ELA 6-8 Dust Bowl

ELA 6-8 Dust Bowl

Standards & Objectives

Essential and guiding questions: 

Text-Dependent Questions

Text 1: Dust Bowl Photographs

  • PRIOR KNOWLEDGE: What do you know about the Dust Bowl?

COMPREHENSION:

  • List all of the details you see in four of the photographs. (Teacher may need to model one photograph finding ALL the details).
  • What is the big idea in these photographs? How do you know?

INTERPRETATION:

  • Choose one photograph that is significant. What makes this photograph significant? How is it more significant than other photographs?
  • Have students put this information into a t-chart. One side would be the “significant photograph” and “observations” about it. The other side would be the “evidence” to support the significance.
  • Teacher may need to model the thoroughness needed for this chart.
  • Accountable Talk discussion: Teacher with students or student to student or both.
  • How does the photographer use color in these photographs?
  • What do we know about the men in these photographs? The women? The children?
  • What purpose might the photographer have had in publishing many photographs on the same subject?
  • How do the photographs enhance your understanding of the Dust Bowl era?

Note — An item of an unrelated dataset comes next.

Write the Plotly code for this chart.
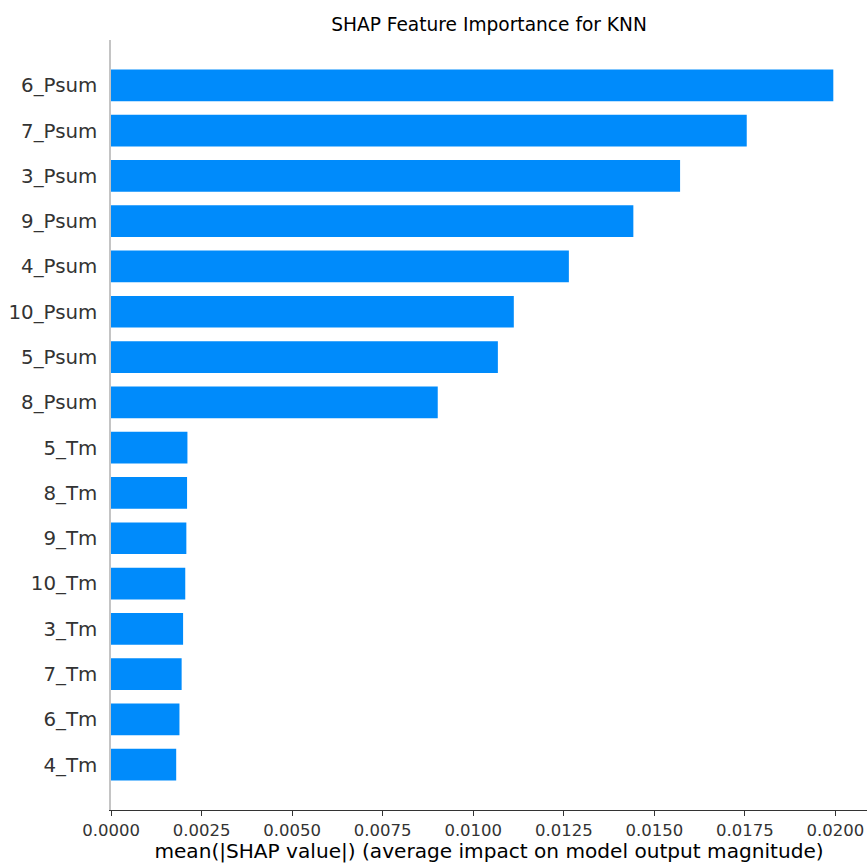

Text 2: “Covered in Dust”, by Paul Roop

COMPREHENSION:

  • What is the central idea? How do you know? 
  • Have students fill in a four-part chart. Put the central idea at the top, and then fill in the other three spaces with details from the text to support their chosen central idea. The details should include the line number and sentences/phrases. Teacher may need to model this chart.

INTERPRETATION:

  • Re-read for significance. Have students complete another t-chart. Left side=Significant Sentence or Phrase (with line number); right side=Explanation using evidence.
  •  Teacher, again, may need to model how to thoroughly complete this chart with textual evidence, line numbers, and clear support for choices.

ANALYSIS OF TEXT STRUCTURE:

  • How does this author begin this text?
  • How does the author begin this paragraph?
  • How does this text end?
  • How are the introduction and conclusion effective and appealing?
  • In what ways does this author convey complex information in an understandable way?

Activity/Task Variations

Blooms taxonomy level: 
Understanding
Differentiation suggestions: 

Scaffolding and support for special education students, English language learners, and struggling readers:

  • Make an audio recording of “Covered in Dust” and give to students before the whole class reading.
  • Read the captions and article in small chunks – photograph-by-photograph as well as paragraph-by-paragraph.
  • Read aloud, silent read, student read, whisper read multiple times.
  • Give students a list of domain specific vocabulary definitions. Examples might include: captions, blizzard, drifts, region, prairie, plains, drought, topsoil, conservation, soil, crop rotation, erosion, migrant.
  • Use word study strategies with a limited number of Tier 2 Vocabulary words such as: horizon, awesome, ravaged, drifts, perished, bumper, produced, uprooted, carve, withered, shifted, converted, tale, instruments.